REQUIREMENTS -
Extract, in full, the lines below, beginning at the first and ending with the line that contains "var colors = ['#0072bd', '#d95319', '#edb120'];". Pictures do not belong in the copy.

----------------------------------------

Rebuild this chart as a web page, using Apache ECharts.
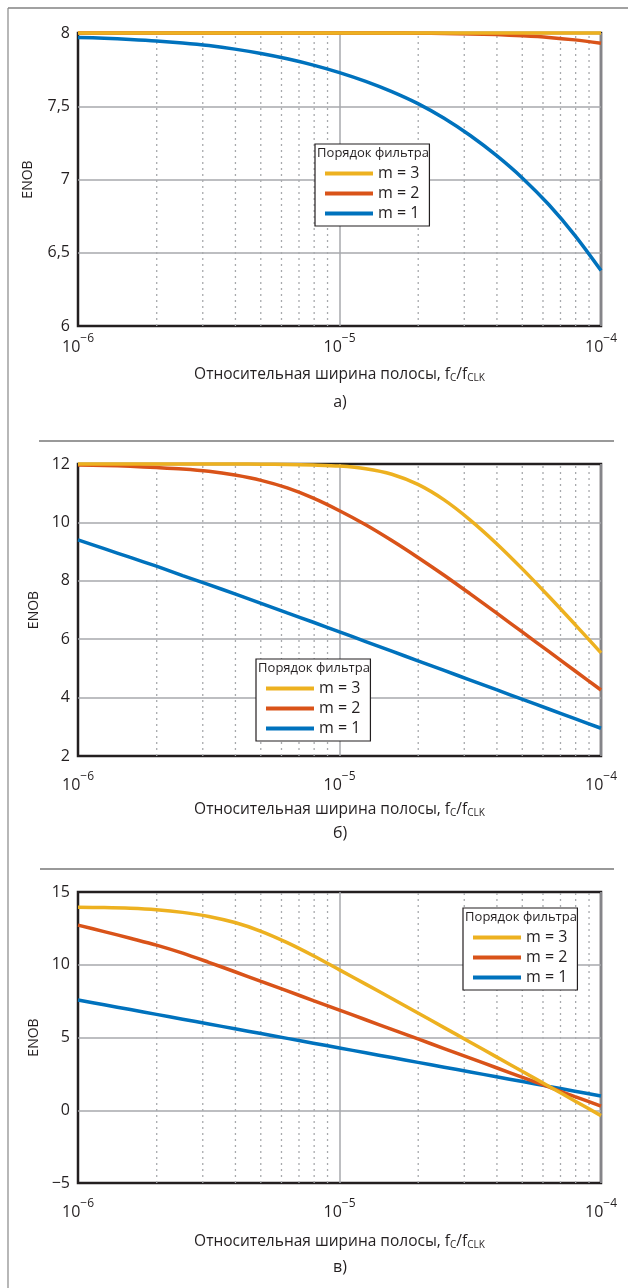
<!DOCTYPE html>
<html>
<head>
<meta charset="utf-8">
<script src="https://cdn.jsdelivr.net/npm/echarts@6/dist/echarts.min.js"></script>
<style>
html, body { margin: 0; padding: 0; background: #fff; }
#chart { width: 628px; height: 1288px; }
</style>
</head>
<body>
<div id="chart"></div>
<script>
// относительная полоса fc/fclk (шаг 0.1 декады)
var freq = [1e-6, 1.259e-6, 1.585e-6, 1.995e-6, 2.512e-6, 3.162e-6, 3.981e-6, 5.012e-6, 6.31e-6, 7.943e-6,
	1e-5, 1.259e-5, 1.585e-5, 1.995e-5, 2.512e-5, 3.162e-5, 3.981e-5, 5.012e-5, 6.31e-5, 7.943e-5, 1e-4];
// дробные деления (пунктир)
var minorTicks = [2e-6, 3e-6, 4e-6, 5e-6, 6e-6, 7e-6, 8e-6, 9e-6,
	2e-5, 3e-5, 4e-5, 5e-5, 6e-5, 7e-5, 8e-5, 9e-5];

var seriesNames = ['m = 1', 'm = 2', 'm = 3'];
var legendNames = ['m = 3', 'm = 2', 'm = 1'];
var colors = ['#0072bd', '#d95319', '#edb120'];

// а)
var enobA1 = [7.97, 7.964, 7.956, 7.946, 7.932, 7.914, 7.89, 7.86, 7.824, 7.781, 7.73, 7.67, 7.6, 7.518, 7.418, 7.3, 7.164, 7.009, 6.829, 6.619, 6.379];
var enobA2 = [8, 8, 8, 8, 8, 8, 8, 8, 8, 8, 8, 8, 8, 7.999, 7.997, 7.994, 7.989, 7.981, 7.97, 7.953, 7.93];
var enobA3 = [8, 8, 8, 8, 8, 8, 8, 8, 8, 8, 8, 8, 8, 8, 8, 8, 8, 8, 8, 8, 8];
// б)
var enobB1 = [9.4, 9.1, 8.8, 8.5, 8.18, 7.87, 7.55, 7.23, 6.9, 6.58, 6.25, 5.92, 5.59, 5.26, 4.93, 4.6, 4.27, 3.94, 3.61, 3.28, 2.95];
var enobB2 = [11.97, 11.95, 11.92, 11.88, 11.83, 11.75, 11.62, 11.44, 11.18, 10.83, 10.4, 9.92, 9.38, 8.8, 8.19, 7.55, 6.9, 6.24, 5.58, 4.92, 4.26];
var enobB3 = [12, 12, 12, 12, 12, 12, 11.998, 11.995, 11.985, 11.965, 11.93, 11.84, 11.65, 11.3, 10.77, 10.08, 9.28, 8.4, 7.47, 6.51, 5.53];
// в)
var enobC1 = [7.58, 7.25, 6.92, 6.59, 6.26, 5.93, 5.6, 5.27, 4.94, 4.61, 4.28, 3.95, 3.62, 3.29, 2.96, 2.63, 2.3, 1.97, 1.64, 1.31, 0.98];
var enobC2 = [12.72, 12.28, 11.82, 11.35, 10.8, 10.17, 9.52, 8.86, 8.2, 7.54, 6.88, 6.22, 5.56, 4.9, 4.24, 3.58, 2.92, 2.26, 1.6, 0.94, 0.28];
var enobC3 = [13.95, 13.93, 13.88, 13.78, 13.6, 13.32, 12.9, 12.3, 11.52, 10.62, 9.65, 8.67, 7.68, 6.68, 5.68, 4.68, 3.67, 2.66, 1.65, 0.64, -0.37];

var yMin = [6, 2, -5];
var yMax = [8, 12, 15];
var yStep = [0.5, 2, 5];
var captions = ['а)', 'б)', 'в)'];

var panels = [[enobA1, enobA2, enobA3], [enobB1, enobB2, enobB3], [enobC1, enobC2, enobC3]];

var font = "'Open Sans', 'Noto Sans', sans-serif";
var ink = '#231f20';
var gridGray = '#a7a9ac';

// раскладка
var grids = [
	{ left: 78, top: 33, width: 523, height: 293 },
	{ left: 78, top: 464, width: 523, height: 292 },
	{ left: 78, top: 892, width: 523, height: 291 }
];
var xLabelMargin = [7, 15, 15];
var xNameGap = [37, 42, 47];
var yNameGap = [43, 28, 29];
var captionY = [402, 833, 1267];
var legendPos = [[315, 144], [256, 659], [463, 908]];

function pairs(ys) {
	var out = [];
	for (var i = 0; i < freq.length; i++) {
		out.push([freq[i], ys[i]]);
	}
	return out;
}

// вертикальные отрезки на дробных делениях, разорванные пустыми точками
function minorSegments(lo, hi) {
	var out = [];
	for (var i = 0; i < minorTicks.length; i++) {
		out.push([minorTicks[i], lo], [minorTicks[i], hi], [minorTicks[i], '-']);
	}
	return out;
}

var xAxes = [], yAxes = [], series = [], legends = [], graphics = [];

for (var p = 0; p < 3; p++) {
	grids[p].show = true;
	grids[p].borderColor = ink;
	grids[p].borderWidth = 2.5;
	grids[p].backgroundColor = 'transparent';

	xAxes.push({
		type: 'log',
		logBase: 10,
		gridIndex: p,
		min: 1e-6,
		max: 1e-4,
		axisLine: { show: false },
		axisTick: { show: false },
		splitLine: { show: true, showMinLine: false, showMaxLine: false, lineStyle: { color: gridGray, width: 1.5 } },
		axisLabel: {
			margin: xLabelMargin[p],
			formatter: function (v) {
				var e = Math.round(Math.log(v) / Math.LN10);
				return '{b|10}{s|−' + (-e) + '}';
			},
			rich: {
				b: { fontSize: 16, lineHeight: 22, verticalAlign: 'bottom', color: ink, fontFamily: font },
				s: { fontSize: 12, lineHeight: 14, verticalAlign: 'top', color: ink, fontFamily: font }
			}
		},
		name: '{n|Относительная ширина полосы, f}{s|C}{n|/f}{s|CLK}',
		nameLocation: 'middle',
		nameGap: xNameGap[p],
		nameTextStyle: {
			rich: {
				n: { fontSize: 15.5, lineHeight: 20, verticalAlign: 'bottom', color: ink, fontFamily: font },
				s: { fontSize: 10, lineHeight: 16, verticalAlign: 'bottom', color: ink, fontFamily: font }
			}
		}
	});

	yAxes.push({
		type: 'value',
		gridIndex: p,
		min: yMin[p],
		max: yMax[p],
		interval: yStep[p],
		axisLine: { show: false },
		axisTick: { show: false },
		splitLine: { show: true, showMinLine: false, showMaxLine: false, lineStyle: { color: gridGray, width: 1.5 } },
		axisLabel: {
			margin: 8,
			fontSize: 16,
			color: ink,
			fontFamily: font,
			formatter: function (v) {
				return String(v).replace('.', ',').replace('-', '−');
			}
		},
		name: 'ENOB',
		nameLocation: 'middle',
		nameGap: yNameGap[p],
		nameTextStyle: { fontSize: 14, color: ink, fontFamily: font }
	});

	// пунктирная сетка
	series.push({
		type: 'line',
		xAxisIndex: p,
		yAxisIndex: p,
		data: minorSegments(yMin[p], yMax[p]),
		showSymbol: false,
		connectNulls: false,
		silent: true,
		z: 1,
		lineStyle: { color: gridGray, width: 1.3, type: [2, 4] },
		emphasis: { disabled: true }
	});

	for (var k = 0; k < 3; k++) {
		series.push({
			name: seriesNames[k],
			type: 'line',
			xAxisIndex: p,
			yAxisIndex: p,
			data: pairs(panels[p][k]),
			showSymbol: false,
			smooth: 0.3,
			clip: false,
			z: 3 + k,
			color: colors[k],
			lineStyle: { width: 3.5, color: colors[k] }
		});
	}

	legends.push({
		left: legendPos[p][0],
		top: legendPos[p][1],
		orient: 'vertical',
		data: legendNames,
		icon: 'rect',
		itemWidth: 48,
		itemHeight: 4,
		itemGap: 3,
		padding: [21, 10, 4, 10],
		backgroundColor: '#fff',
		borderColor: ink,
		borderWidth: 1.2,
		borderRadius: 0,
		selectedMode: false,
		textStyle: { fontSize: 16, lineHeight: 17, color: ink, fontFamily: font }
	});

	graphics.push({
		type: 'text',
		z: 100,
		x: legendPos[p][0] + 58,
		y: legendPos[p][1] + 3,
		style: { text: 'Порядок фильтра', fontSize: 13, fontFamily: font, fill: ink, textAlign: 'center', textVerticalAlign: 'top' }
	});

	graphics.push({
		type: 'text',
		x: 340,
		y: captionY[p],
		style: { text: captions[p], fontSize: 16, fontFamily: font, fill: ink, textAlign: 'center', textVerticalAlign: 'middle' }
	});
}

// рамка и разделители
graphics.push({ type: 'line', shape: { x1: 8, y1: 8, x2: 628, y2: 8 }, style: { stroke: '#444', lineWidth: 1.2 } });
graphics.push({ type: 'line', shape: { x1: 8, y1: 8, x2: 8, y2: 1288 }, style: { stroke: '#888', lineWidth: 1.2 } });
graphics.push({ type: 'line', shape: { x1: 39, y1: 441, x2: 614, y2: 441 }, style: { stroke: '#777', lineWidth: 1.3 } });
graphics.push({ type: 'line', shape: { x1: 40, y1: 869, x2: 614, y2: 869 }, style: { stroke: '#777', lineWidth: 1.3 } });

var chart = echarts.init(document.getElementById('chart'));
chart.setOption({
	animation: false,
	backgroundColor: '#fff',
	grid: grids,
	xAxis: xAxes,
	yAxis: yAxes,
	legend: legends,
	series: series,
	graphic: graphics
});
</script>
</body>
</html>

----------------------------------------

WRITTEN ANSWER -
Rebuild this chart as a web page, using Apache ECharts.
<!DOCTYPE html>
<html>
<head>
<meta charset="utf-8">
<script src="https://cdn.jsdelivr.net/npm/echarts@6/dist/echarts.min.js"></script>
<style>
html, body { margin: 0; padding: 0; background: #fff; }
#chart { width: 628px; height: 1288px; }
</style>
</head>
<body>
<div id="chart"></div>
<script>
// относительная полоса fc/fclk (шаг 0.1 декады)
var freq = [1e-6, 1.259e-6, 1.585e-6, 1.995e-6, 2.512e-6, 3.162e-6, 3.981e-6, 5.012e-6, 6.31e-6, 7.943e-6,
	1e-5, 1.259e-5, 1.585e-5, 1.995e-5, 2.512e-5, 3.162e-5, 3.981e-5, 5.012e-5, 6.31e-5, 7.943e-5, 1e-4];
// дробные деления (пунктир)
var minorTicks = [2e-6, 3e-6, 4e-6, 5e-6, 6e-6, 7e-6, 8e-6, 9e-6,
	2e-5, 3e-5, 4e-5, 5e-5, 6e-5, 7e-5, 8e-5, 9e-5];

var seriesNames = ['m = 1', 'm = 2', 'm = 3'];
var legendNames = ['m = 3', 'm = 2', 'm = 1'];
var colors = ['#0072bd', '#d95319', '#edb120'];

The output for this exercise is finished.